Sorry, force of habit. Today has been... strange. And nervewracking. It's my day off, you see, from both jobs. Cam thought we should stay home and hide all day, but that didn't seem condusive to the whole 'keeping positive and happy' thing, so I insisted we go out and have some fun. Very cheap fun, mind you, but just getting out of the house for something other than work was a huge relief.
I definitely needed that. I know I'm new to the whole slendystalking thing, but how do you guys with more experience not keel over every time someone you care about is put in danger? Between Scott and Lucas and Joel, my day has been one great big bundle of nerves. Especially in regards to the latter two. They're just kids.
I guess most of you lot are.
What a strange thought.
I guess that sounds kind of pompous for someone not yet 25, but living on the street ages you, even if you're not running from Tall, Dark, and Ugly.
Right. Point. There was a point, here. I've been reading more blogs-Kay's and Zero's, as well as a couple shorter ones that are interesting, if less relevant.
Once I finish with Zero and the new sages I'll be updating my mission statement. As it stands now, I've already got a lot of things to think about.
Also, I've got the pictures of the notebook. Once I finish texting them to my email address to get them from my phone to my computer, I'll start putting them up for you lot to see. The first batch should be up tomorrow.
One thing that's bothering me, and that might be nothing or might be something important, is that I'm starting to doodle. On everything. It's strange. And yes, I've found myself starting to draw Operator symbols before I catch myself. That makes me nervous, if nothing else, because outside of controlled circumstances I really don't want to start playing with something that might draw TDU my way.
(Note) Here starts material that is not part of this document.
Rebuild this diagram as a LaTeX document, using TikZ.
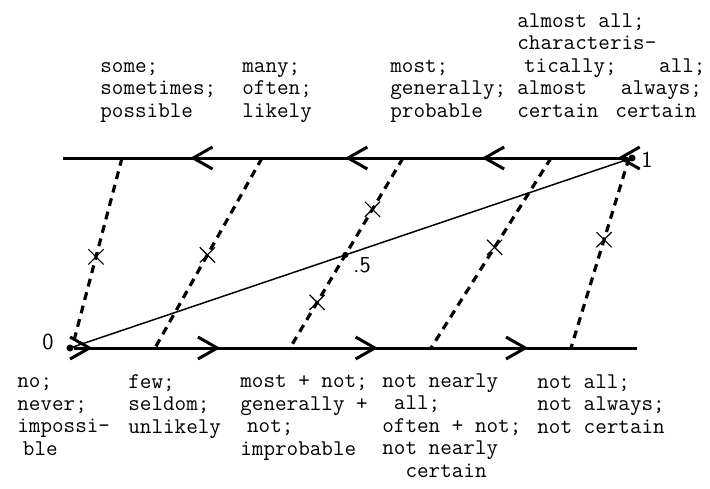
\documentclass[tikz,border=0pt]{standalone}
\usetikzlibrary{arrows.meta,decorations.markings,shapes.misc,intersections}

\begin{document}
\begin{tikzpicture}[x=0.02cm, y=-0.02cm,
    mainline/.style={line width=1.7pt},
    thinline/.style={line width=0.85pt},
    dashline/.style={line width=1.8pt, dash pattern=on 4.5pt off 3.4pt},
    xmark/.style={cross out, draw, solid, line width=0.65pt, minimum size=8pt, inner sep=0pt},
    spot/.style={circle, fill, inner sep=0pt, minimum size=#1},
    words/.style={anchor=base west, align=left, inner sep=0pt,
        font=\fontsize{12.8}{12.76}\selectfont\ttfamily},
    numlab/.style={font=\fontsize{13}{15}\selectfont\sffamily},
    chev/.tip={Straight Barb[length=11pt, width=12.5pt]},
    barb at/.style={postaction={decorate,
        decoration={markings, mark=at position #1 with {\arrow{chev}}}}}]
    \useasboundingbox (0,0) rectangle (710,488);

    % 端点 0 与 1
    \coordinate (topL) at (63,158);
    \coordinate (botR) at (637,348);
    \node[spot=4pt] (zero) at (70,348) {};
    \node[spot=4pt] (one) at (632,158) {};
    \node[numlab] (lab0) at (48,342) {0};
    \node[numlab] (lab1) at (647,160) {1};

    % 上下两条线
    \draw[mainline, barb at=0.019, barb at=0.259, barb at=0.501, barb at=0.775]
        (one) -- (topL);
    \draw[mainline, barb at=0.033, barb at=0.26, barb at=0.54, barb at=0.807]
        (zero) -- (botR);

    % 对角线
    \draw[thinline, name path=diag] (zero) -- (one);

    % 虚线
    \foreach \i/\a/\b in {1/122/72, 2/262/155, 3/403/290, 4/551/431, 5/629/571} {
        \coordinate (t\i) at (\a,158);
        \coordinate (b\i) at (\b,348);
    }
    \draw[dashline] (t1) -- node[xmark, pos=0.52] (x1) {} (b1);
    \draw[dashline] (t2) -- node[xmark, pos=0.51] (x2) {} (b2);
    \draw[dashline, name path=mid] (t3) -- node[xmark, pos=0.27] (x3) {}
        node[xmark, pos=0.76] (x4) {} (b3);
    \draw[dashline] (t4) -- node[xmark, pos=0.47] (x5) {} (b4);
    \draw[dashline] (t5) -- node[xmark, pos=0.43] (x6) {} (b5);

    % 中点
    \path[name intersections={of=diag and mid, by=h}];
    \node[spot=3.5pt] (half) at (h) {};
    \node[numlab] (lab5) at (362,265) {.5};

    % 上方标注 (基线为最后一行)
    \node[words] (some) at (100,117) {some;\\sometimes;\\possible};
    \node[words] (many) at (242,117) {many;\\often;\\likely};
    \node[words] (most) at (390,117) {most;\\generally;\\probable};
    \node[words] (almost) at (517,117)
        {almost all;\\characteris-\\\hspace{.3em}tically;\\almost\\certain};
    \node[words] (all) at (615,117) {\hspace{1.95em}all;\\\hspace{.25em}always;\\certain};

    % 下方标注
    \node[words] (no) at (17,455) {no;\\never;\\impossi-\\\hspace{.25em}ble};
    \node[words] (few) at (128,433) {few;\\seldom;\\unlikely};
    \node[words] (mostnot) at (240,455)
        {most + not;\\generally +\\\hspace{.3em}not;\\improbable};
    \node[words] (nearly) at (382,477)
        {not nearly\\~all;\\often + not;\\not nearly\\~~certain};
    \node[words] (notall) at (537,433) {not all;\\not always;\\not certain};

\end{tikzpicture}
\end{document}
Y'know, as much as there CAN be controlled circumstances for this sort of thing.
In any case, I should cut myself off now before I ramble any longer. Rambling tends to mean giving in to one's nerves, and no matter how nervous I am for myself and everyone else right now, I can't risk losing it. I've got to stay strong for Cam.
Edit: Did not MEAN to leave my notes at the bottom of the page. Whups.